[START OF DATA LINES]

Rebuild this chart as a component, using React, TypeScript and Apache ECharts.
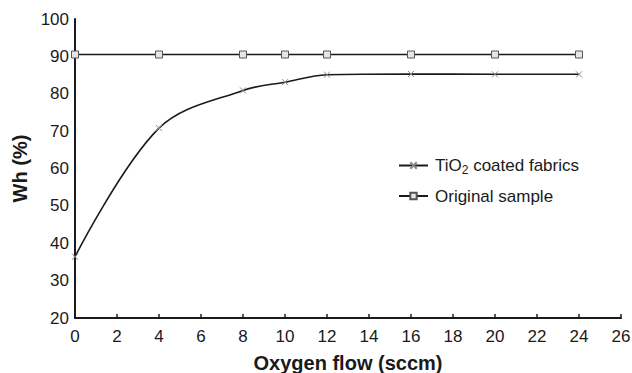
import React, { useEffect, useRef } from "react";
import * as echarts from "echarts";

// Oxygen flow (sccm) sampled for both series
const oxygenFlow = [0, 4, 8, 10, 12, 16, 20, 24];
// Whiteness index Wh (%)
const tio2Coated = [36.4, 70.8, 80.9, 83.1, 85.1, 85.3, 85.2, 85.2];
const originalSample = [90.5, 90.5, 90.5, 90.5, 90.5, 90.5, 90.5, 90.5];

const xTicks = { min: 0, max: 26, interval: 2 };
const yTicks = { min: 20, max: 100, interval: 10 };

const FONT = "Liberation Sans, Arial, sans-serif";
const INK = "#1a1a1a";

export default function App() {
  const ref = useRef<HTMLDivElement>(null);

  useEffect(() => {
    if (!ref.current) return;
    const chart = echarts.init(ref.current, undefined, { renderer: "svg" });
    const pairs = (ys: number[]) => oxygenFlow.map((x, i) => [x, ys[i]]);

    chart.setOption({
      animation: false,
      backgroundColor: "#ffffff",
      grid: { left: 75, right: 11, top: 19, bottom: 55, containLabel: false, outerBoundsMode: "none" },
      legend: {
        orient: "vertical",
        left: 393,
        top: 152,
        itemWidth: 29,
        itemHeight: 8,
        itemGap: 12,
        textStyle: {
          fontFamily: FONT,
          fontSize: 17,
          color: INK,
          padding: [0, 0, 0, 2],
          rich: {
            sub: { fontFamily: FONT, fontSize: 12, color: INK, verticalAlign: "bottom", padding: [8, 0, 0, 0] },
          },
        },
        formatter: (name: string) => (name.startsWith("TiO2") ? "TiO{sub|2} coated fabrics" : name),
        data: ["TiO2 coated fabrics", "Original sample"],
      },
      xAxis: {
        type: "value",
        min: xTicks.min,
        max: xTicks.max,
        interval: xTicks.interval,
        name: "Oxygen flow (sccm)",
        nameLocation: "middle",
        nameGap: 35,
        nameTextStyle: { fontFamily: FONT, fontSize: 20, fontWeight: "bold", color: INK },
        axisLine: { lineStyle: { color: INK, width: 2 } },
        axisTick: { inside: true, length: 4, lineStyle: { color: INK, width: 1.5 } },
        axisLabel: { fontFamily: FONT, fontSize: 17, color: INK, margin: 10 },
        splitLine: { show: false },
      },
      yAxis: {
        type: "value",
        min: yTicks.min,
        max: yTicks.max,
        interval: yTicks.interval,
        name: "Wh (%)",
        nameLocation: "middle",
        nameGap: 43,
        nameRotate: 90,
        nameTextStyle: { fontFamily: FONT, fontSize: 20, fontWeight: "bold", color: INK },
        axisLine: { show: true, lineStyle: { color: INK, width: 2 } },
        axisTick: { show: false },
        axisLabel: { fontFamily: FONT, fontSize: 17, color: INK, margin: 6 },
        splitLine: { show: false },
      },
      series: [
        {
          name: "TiO2 coated fabrics",
          type: "line",
          data: pairs(tio2Coated),
          smooth: 0.35,
          symbol: "path://M0,0L10,10M10,0L0,10",
          symbolSize: 6,
          lineStyle: { color: INK, width: 1.6 },
          itemStyle: { color: "#ffffff", borderColor: "#888", borderWidth: 1 },
          z: 2,
        },
        {
          name: "Original sample",
          type: "line",
          data: pairs(originalSample),
          symbol: "rect",
          symbolSize: 7,
          lineStyle: { color: INK, width: 1.6 },
          itemStyle: { color: "#e6e6e6", borderColor: "#555", borderWidth: 1 },
          z: 3,
        },
      ],
    });

    return () => chart.dispose();
  }, []);

  return <div ref={ref} style={{ width: 632, height: 373, position: "absolute", left: 0, top: 0 }} />;
}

[END OF DATA LINES]

## INSTRUCTIONS TO FOLLOW
The data above should be repeated exactly, minus any pictures.

## SOLUTION FOR THIS PROBLEM
Rebuild this chart as a component, using React, TypeScript and Apache ECharts.
import React, { useEffect, useRef } from "react";
import * as echarts from "echarts";

// Oxygen flow (sccm) sampled for both series
const oxygenFlow = [0, 4, 8, 10, 12, 16, 20, 24];
// Whiteness index Wh (%)
const tio2Coated = [36.4, 70.8, 80.9, 83.1, 85.1, 85.3, 85.2, 85.2];
const originalSample = [90.5, 90.5, 90.5, 90.5, 90.5, 90.5, 90.5, 90.5];

const xTicks = { min: 0, max: 26, interval: 2 };
const yTicks = { min: 20, max: 100, interval: 10 };

const FONT = "Liberation Sans, Arial, sans-serif";
const INK = "#1a1a1a";

export default function App() {
  const ref = useRef<HTMLDivElement>(null);

  useEffect(() => {
    if (!ref.current) return;
    const chart = echarts.init(ref.current, undefined, { renderer: "svg" });
    const pairs = (ys: number[]) => oxygenFlow.map((x, i) => [x, ys[i]]);

    chart.setOption({
      animation: false,
      backgroundColor: "#ffffff",
      grid: { left: 75, right: 11, top: 19, bottom: 55, containLabel: false, outerBoundsMode: "none" },
      legend: {
        orient: "vertical",
        left: 393,
        top: 152,
        itemWidth: 29,
        itemHeight: 8,
        itemGap: 12,
        textStyle: {
          fontFamily: FONT,
          fontSize: 17,
          color: INK,
          padding: [0, 0, 0, 2],
          rich: {
            sub: { fontFamily: FONT, fontSize: 12, color: INK, verticalAlign: "bottom", padding: [8, 0, 0, 0] },
          },
        },
        formatter: (name: string) => (name.startsWith("TiO2") ? "TiO{sub|2} coated fabrics" : name),
        data: ["TiO2 coated fabrics", "Original sample"],
      },
      xAxis: {
        type: "value",
        min: xTicks.min,
        max: xTicks.max,
        interval: xTicks.interval,
        name: "Oxygen flow (sccm)",
        nameLocation: "middle",
        nameGap: 35,
        nameTextStyle: { fontFamily: FONT, fontSize: 20, fontWeight: "bold", color: INK },
        axisLine: { lineStyle: { color: INK, width: 2 } },
        axisTick: { inside: true, length: 4, lineStyle: { color: INK, width: 1.5 } },
        axisLabel: { fontFamily: FONT, fontSize: 17, color: INK, margin: 10 },
        splitLine: { show: false },
      },
      yAxis: {
        type: "value",
        min: yTicks.min,
        max: yTicks.max,
        interval: yTicks.interval,
        name: "Wh (%)",
        nameLocation: "middle",
        nameGap: 43,
        nameRotate: 90,
        nameTextStyle: { fontFamily: FONT, fontSize: 20, fontWeight: "bold", color: INK },
        axisLine: { show: true, lineStyle: { color: INK, width: 2 } },
        axisTick: { show: false },
        axisLabel: { fontFamily: FONT, fontSize: 17, color: INK, margin: 6 },
        splitLine: { show: false },
      },
      series: [
        {
          name: "TiO2 coated fabrics",
          type: "line",
          data: pairs(tio2Coated),
          smooth: 0.35,
          symbol: "path://M0,0L10,10M10,0L0,10",
          symbolSize: 6,
          lineStyle: { color: INK, width: 1.6 },
          itemStyle: { color: "#ffffff", borderColor: "#888", borderWidth: 1 },
          z: 2,
        },
        {
          name: "Original sample",
          type: "line",
          data: pairs(originalSample),
          symbol: "rect",
          symbolSize: 7,
          lineStyle: { color: INK, width: 1.6 },
          itemStyle: { color: "#e6e6e6", borderColor: "#555", borderWidth: 1 },
          z: 3,
        },
      ],
    });

    return () => chart.dispose();
  }, []);

  return <div ref={ref} style={{ width: 632, height: 373, position: "absolute", left: 0, top: 0 }} />;
}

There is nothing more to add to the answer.